The audience makes considerably less noise on the Rolling Stones’ new El Mocambo 1977 than on any of the group’s many other recently issued concert recordings, but that’s not because the shows it captures are any less praiseworthy. On the contrary, this Toronto recording ranks with the best of the Stones’ live LPs. Most of the other ones, though, find the group in huge arenas or even bigger outdoor venues. The audience for the 2006 Rio de Janeiro concert featured on last year’s A Bigger Bang Live on Copacabana Beach, for example, was estimated at an astonishing one and a half million. By contrast, the capacity crowd for the El Mocambo shows totaled all of 300 people.
The venue’s size was bad news for anyone who couldn’t gain admission to witness the Stones’ unadvertised appearance there, where they were billed as the Cockroaches, purportedly an obscure opening act for Canada’s April Wine. The intimate club setting turned out to be great news, however, for those who attended—as it is for listeners to El Mocambo 1977—because it seemingly helped to recharge the group.
Think of this as the Stones’ version of the Beatles’ 1969 rooftop concert at Abbey Road studios: in both cases, a small audience watched as a supergroup made a surprise appearance, reverted to elemental rock and roll, and seemed looser and more engaged than it had in the stadiums. The excellence of 1978’s Some Girls—which the Stones began recording only seven months after their El Mocambo shows—may have seemed surprising to many people at the time but probably not to anyone who attended these Toronto concerts, where Mick Jagger, Keith Richards, Charlie Watts, Bill Wyman, and then-new member Ronnie Wood were all in top form, as were such guests as keyboardist Billy Preston.
You can hear for yourself just how fired up they all were at these shows on the well-recorded El Mocambo 1977, the first-ever release of one of the group’s two full performances there. (Four tracks from the shows were included on 1977’s Love You Live and were a highlight of that release.) This two-CD set features a new Bob Clearmountain mix and includes the band’s entire March 5 set plus three songs from their show on the previous night.

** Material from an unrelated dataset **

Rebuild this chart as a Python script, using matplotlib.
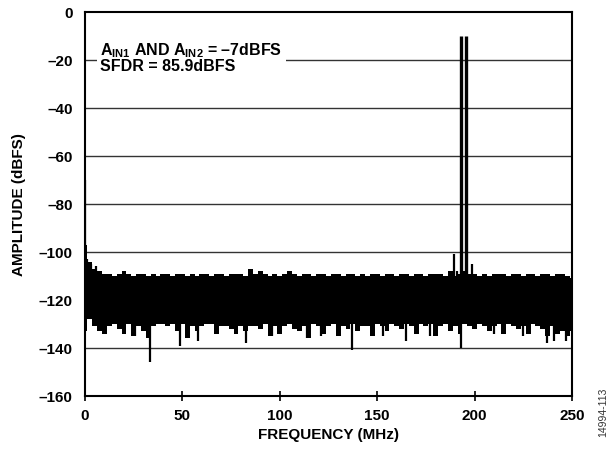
import matplotlib
matplotlib.use("Agg")
import matplotlib.pyplot as plt
import numpy as np

plt.rcParams['font.family'] = ['Liberation Sans', 'DejaVu Sans']
plt.rcParams['font.weight'] = 'bold'
plt.rcParams['mathtext.fontset'] = 'custom'
plt.rcParams['mathtext.rm'] = 'Liberation Sans:bold'
plt.rcParams['mathtext.bf'] = 'Liberation Sans:bold'
plt.rcParams['mathtext.it'] = 'Liberation Sans:bold'

# ---- data ----
# noise-floor envelope, sampled every 2.5 MHz from 0 to 250 MHz
env_freq = list(np.arange(0, 250.01, 2.5))
noise_upper = [
    -97, -104, -107, -108, -109, -109, -110, -109, -108, -109,
    -110, -109, -109, -110, -109, -110, -109, -109, -110, -109,
    -109, -110, -109, -110, -109, -109, -110, -109, -109, -110,
    -109, -109, -109, -110, -107, -109, -108, -109, -110, -109,
    -110, -109, -108, -109, -110, -109, -109, -110, -109, -109,
    -110, -109, -109, -110, -109, -109, -110, -109, -110, -109,
    -109, -110, -109, -109, -110, -109, -109, -110, -109, -109,
    -110, -109, -109, -109, -110, -108, -110, -109, -108, -109,
    -109, -110, -109, -110, -109, -109, -109, -110, -109, -109,
    -110, -109, -109, -110, -109, -109, -110, -109, -109, -110,
    -111]
noise_lower = [
    -133, -128, -131, -133, -134, -131, -130, -132, -134, -130,
    -135, -131, -133, -136, -131, -130, -130, -131, -130, -133,
    -130, -136, -131, -133, -131, -130, -130, -134, -131, -131,
    -132, -134, -131, -133, -131, -131, -132, -130, -135, -131,
    -134, -131, -130, -132, -133, -131, -136, -130, -131, -134,
    -131, -130, -135, -131, -132, -130, -133, -131, -131, -135,
    -130, -131, -133, -130, -131, -132, -130, -131, -134, -130,
    -131, -130, -135, -131, -130, -133, -131, -134, -130, -131,
    -132, -130, -131, -133, -131, -130, -134, -130, -131, -132,
    -131, -134, -130, -131, -132, -135, -131, -134, -133, -135,
    -133]
# deep single-bin dips below the noise floor
dip_freq = [33.3, 48.8, 58.0, 82.8, 96.0, 20.0, 25.5, 114.0, 121.0,
            137.0, 153.0, 165.0, 177.0, 193.0, 210.0, 225.0, 237.0, 241.0, 247.0]
dip_level = [-146, -139, -137, -138, -135, -134, -135, -136, -135,
             -141, -135, -137, -135, -140, -134, -135, -138, -137, -137]
# spurs above the noise floor
spur_freq = [0.0, 1.0, 3.0, 5.5, 189.6, 191.0, 198.8]
spur_level = [-70, -103, -105, -106, -101, -108, -105]
# the two input tones
tone_freq = [192.8, 195.7]
tone_level = [-10, -10]

x_ticks = [0, 50, 100, 150, 200, 250]
y_ticks = [0, -20, -40, -60, -80, -100, -120, -140, -160]

# ---- figure ----
fig = plt.figure(figsize=(6.15, 4.52), dpi=100)
ax = fig.add_axes([85/615, 55/452, 487/615, 384/452])

ax.fill_between(env_freq, noise_lower, noise_upper, step='mid',
                color='black', linewidth=0, zorder=3)
ax.vlines(dip_freq, -125, dip_level, color='black', linewidth=1.6, zorder=3)
ax.vlines(spur_freq, -115, spur_level, color='black', linewidth=1.6, zorder=3)
ax.vlines(tone_freq, -120, tone_level, color='black', linewidth=2.4, zorder=3)

ax.set_xlim(0, 250)
ax.set_ylim(-160, 0)
ax.set_xticks(x_ticks)
ax.set_yticks(y_ticks)
ax.set_xticklabels([str(v) for v in x_ticks])
ax.set_yticklabels([str(v).replace('-', '\u2013') for v in y_ticks])

for v in y_ticks[1:-1]:
    ax.axhline(v, color='#333333', linewidth=1.0, zorder=1)

for s in ax.spines.values():
    s.set_linewidth(1.5)
    s.set_color('black')

ax.tick_params(axis='x', direction='inout', length=7, width=1.2,
               labelsize=11, pad=5)
ax.tick_params(axis='y', length=0, labelsize=11, pad=9)

ax.set_xlabel('FREQUENCY (MHz)', fontsize=11, fontweight='bold', labelpad=4)
ax.set_ylabel('AMPLITUDE (dBFS)', fontsize=11, fontweight='bold', labelpad=9)

ax.text(7.8, -11.8,
        'A$_{\\mathrm{IN1}}$ AND A$_{\\mathrm{IN2}}$ = \u20137dBFS\nSFDR = 85.9dBFS',
        fontsize=11.5, fontweight='bold', va='top', ha='left', linespacing=0.95,
        bbox=dict(facecolor='white', edgecolor='none', pad=2.5), zorder=4)

fig.text(603/615, 1 - 412/452, '14994-113', rotation=90, fontsize=7.5,
         fontweight='normal', color='#333333', ha='center', va='center')

fig.savefig('out.png', dpi=100)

The 107-minute, 23-song program embraces some of the Stones’ biggest hits, such as “It’s Only Rock ‘n’ Roll,” “Jumpin’ Jack Flash,” “Honky Tonk Woman,” “Let’s Spend the Night Together,” and “Brown Sugar,” plus five of the eight tracks from the then recently issued (and somewhat underrated) Black and Blue, including the excellent “Fool to Cry” (but, alas, not the great “Memory Motel”). Also here are covers of six of the early American blues-rockers that inspired the group, such as Chuck Berry’s “Around and Around,” Willie Dixon’s “Little Red Rooster,” Bobby Troup’s “Route 66” and Muddy Waters’s “Mannish Boy.”
The El Mocambo may have been filled to capacity with its audience of 300, but if you crank this music up and close your eyes, you can feel as if you’ve squeezed in as No. 301.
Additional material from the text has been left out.